Don't include pictures. Quote the lines below from the first through the line that contains "(6–14 yr; n".

> **Records for the task**
┏━━

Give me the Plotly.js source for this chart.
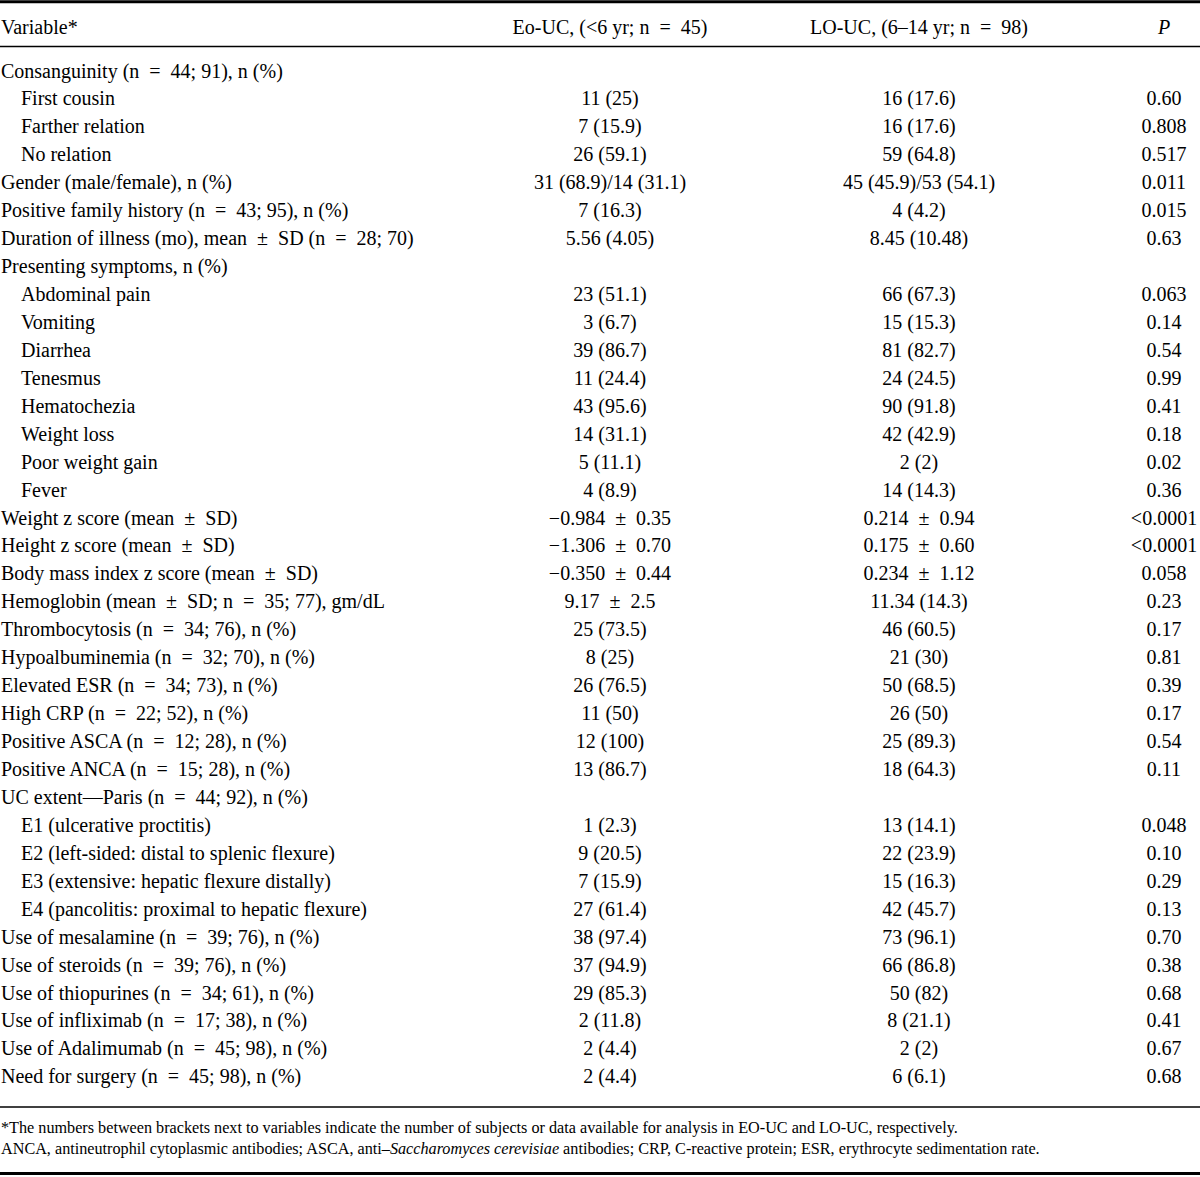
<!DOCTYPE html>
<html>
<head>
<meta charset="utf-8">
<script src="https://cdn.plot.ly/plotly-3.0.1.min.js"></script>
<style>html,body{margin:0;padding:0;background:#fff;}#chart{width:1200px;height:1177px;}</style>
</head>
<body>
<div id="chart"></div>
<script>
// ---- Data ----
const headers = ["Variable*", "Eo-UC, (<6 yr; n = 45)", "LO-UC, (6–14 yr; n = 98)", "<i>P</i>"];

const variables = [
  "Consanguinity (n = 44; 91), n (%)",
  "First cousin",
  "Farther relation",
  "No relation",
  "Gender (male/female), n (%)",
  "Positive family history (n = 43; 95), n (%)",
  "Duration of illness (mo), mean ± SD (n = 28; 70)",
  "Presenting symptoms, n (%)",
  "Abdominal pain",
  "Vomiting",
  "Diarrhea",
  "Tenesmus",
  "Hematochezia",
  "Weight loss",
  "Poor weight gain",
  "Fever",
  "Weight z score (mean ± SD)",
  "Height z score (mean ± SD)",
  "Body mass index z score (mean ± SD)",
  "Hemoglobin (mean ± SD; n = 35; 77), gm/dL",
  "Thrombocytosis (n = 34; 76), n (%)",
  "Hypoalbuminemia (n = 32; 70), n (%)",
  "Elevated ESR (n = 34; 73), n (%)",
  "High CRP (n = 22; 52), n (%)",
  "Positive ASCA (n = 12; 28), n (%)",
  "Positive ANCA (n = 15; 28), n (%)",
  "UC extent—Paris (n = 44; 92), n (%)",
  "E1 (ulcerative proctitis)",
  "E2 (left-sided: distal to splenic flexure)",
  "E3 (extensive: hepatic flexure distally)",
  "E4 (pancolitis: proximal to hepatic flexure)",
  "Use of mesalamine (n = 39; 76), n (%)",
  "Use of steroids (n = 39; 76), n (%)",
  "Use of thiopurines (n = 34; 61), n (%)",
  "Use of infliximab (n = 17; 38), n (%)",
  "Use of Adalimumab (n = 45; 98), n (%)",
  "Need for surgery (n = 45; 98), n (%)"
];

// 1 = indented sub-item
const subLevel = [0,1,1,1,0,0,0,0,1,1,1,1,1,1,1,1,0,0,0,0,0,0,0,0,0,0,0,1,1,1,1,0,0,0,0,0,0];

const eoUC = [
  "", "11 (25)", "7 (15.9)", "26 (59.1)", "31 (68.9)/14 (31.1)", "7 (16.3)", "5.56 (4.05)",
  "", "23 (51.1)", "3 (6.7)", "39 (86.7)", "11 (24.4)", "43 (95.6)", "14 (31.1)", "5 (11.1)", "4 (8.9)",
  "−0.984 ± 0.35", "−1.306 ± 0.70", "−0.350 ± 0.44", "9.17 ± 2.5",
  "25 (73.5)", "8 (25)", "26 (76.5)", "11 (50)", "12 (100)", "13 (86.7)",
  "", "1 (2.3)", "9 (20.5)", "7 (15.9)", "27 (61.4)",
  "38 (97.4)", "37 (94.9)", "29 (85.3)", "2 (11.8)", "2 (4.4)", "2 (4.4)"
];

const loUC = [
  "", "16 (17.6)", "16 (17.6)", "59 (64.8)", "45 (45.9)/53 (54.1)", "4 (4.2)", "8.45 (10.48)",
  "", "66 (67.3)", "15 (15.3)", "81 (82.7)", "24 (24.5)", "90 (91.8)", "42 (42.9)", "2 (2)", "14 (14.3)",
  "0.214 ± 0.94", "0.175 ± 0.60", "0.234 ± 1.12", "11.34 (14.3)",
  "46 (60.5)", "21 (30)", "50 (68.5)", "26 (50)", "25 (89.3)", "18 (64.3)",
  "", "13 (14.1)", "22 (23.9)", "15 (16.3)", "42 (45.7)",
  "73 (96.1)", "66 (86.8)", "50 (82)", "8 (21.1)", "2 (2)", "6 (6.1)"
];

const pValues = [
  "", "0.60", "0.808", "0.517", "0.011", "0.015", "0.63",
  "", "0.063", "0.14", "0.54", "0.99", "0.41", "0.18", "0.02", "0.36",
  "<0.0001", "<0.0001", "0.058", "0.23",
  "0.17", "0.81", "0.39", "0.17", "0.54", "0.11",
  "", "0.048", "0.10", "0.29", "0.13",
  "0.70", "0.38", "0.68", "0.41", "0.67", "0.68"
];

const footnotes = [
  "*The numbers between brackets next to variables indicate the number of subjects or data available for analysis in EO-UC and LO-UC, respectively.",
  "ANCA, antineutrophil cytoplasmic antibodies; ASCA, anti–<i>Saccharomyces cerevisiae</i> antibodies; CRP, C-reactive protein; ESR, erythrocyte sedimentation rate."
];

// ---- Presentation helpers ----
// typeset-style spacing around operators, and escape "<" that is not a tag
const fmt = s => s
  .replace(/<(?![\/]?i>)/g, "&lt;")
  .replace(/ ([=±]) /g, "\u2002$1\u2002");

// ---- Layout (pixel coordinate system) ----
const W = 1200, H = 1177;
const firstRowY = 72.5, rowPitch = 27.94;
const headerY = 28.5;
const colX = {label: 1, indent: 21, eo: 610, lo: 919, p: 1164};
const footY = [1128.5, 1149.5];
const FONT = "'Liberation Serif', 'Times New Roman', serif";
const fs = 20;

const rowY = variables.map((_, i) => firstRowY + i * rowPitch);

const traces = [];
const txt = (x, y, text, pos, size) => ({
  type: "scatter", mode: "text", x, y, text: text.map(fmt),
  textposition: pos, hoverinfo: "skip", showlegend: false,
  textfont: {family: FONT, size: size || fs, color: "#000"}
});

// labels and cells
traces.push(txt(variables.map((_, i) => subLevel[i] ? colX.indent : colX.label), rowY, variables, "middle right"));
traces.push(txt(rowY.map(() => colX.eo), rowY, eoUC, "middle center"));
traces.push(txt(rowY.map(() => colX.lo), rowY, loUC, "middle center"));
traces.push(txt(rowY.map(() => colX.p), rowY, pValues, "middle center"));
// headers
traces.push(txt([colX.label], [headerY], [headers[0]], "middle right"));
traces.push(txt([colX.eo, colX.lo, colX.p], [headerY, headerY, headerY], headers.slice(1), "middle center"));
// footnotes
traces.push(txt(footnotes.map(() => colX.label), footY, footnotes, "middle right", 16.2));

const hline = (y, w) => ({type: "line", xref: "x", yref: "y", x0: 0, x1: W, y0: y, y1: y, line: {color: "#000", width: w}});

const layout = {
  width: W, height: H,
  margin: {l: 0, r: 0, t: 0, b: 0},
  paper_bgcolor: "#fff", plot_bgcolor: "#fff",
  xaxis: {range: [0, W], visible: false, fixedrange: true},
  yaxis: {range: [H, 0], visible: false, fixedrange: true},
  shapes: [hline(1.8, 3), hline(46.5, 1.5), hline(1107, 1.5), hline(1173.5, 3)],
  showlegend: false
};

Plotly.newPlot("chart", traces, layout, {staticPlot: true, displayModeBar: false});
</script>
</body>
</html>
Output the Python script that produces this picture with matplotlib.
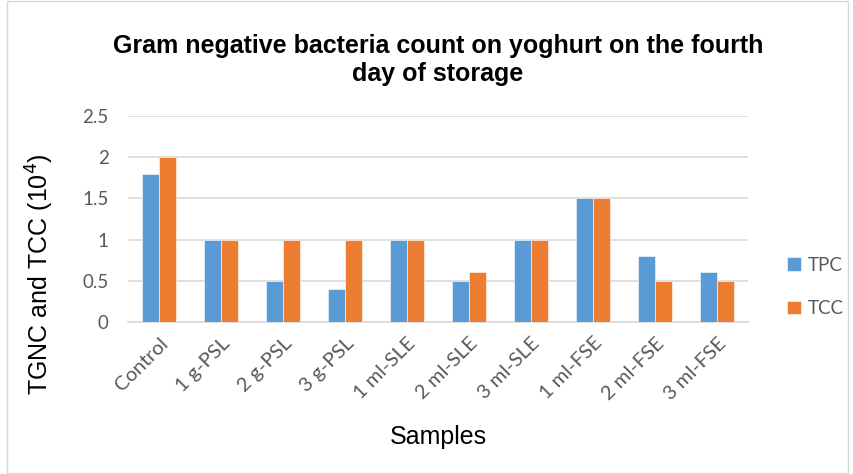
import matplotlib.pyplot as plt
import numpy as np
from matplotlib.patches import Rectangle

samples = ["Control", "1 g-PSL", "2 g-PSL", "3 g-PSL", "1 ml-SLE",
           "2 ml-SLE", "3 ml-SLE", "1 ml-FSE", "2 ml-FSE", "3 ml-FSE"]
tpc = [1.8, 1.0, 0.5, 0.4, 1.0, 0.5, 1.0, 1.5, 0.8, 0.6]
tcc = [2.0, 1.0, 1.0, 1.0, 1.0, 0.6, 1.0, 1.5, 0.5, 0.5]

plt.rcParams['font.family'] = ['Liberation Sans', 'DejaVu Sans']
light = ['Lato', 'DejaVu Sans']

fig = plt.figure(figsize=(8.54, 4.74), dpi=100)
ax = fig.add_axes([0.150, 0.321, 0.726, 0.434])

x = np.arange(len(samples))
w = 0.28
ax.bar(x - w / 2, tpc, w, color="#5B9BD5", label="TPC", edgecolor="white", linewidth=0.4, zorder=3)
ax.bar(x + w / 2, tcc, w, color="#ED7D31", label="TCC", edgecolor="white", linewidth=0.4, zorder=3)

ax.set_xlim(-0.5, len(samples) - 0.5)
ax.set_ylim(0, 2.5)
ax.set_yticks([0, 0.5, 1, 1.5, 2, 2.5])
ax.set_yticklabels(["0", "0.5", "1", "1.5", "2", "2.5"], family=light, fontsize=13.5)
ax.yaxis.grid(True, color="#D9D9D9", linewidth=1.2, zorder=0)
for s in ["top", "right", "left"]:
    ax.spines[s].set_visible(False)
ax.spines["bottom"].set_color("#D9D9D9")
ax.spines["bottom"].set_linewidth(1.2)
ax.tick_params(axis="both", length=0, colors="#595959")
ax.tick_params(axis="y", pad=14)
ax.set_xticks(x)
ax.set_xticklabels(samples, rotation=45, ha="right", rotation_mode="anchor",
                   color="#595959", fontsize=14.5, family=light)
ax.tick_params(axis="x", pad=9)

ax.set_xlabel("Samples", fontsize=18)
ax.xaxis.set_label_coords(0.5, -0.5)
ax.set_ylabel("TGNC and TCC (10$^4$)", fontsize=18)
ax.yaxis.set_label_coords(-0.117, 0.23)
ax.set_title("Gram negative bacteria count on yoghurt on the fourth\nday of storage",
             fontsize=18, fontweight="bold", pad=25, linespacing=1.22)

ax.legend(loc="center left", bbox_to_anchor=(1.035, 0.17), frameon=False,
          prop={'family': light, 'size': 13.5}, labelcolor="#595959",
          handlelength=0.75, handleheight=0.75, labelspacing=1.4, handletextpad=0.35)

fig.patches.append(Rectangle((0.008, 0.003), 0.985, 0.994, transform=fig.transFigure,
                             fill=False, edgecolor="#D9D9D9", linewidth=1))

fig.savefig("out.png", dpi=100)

┗━━

> **Exercise answer**
Give me the Plotly.js source for this chart.
<!DOCTYPE html>
<html>
<head>
<meta charset="utf-8">
<script src="https://cdn.plot.ly/plotly-3.0.1.min.js"></script>
<style>html,body{margin:0;padding:0;background:#fff;}#chart{width:1200px;height:1177px;}</style>
</head>
<body>
<div id="chart"></div>
<script>
// ---- Data ----
const headers = ["Variable*", "Eo-UC, (<6 yr; n = 45)", "LO-UC, (6–14 yr; n = 98)", "<i>P</i>"];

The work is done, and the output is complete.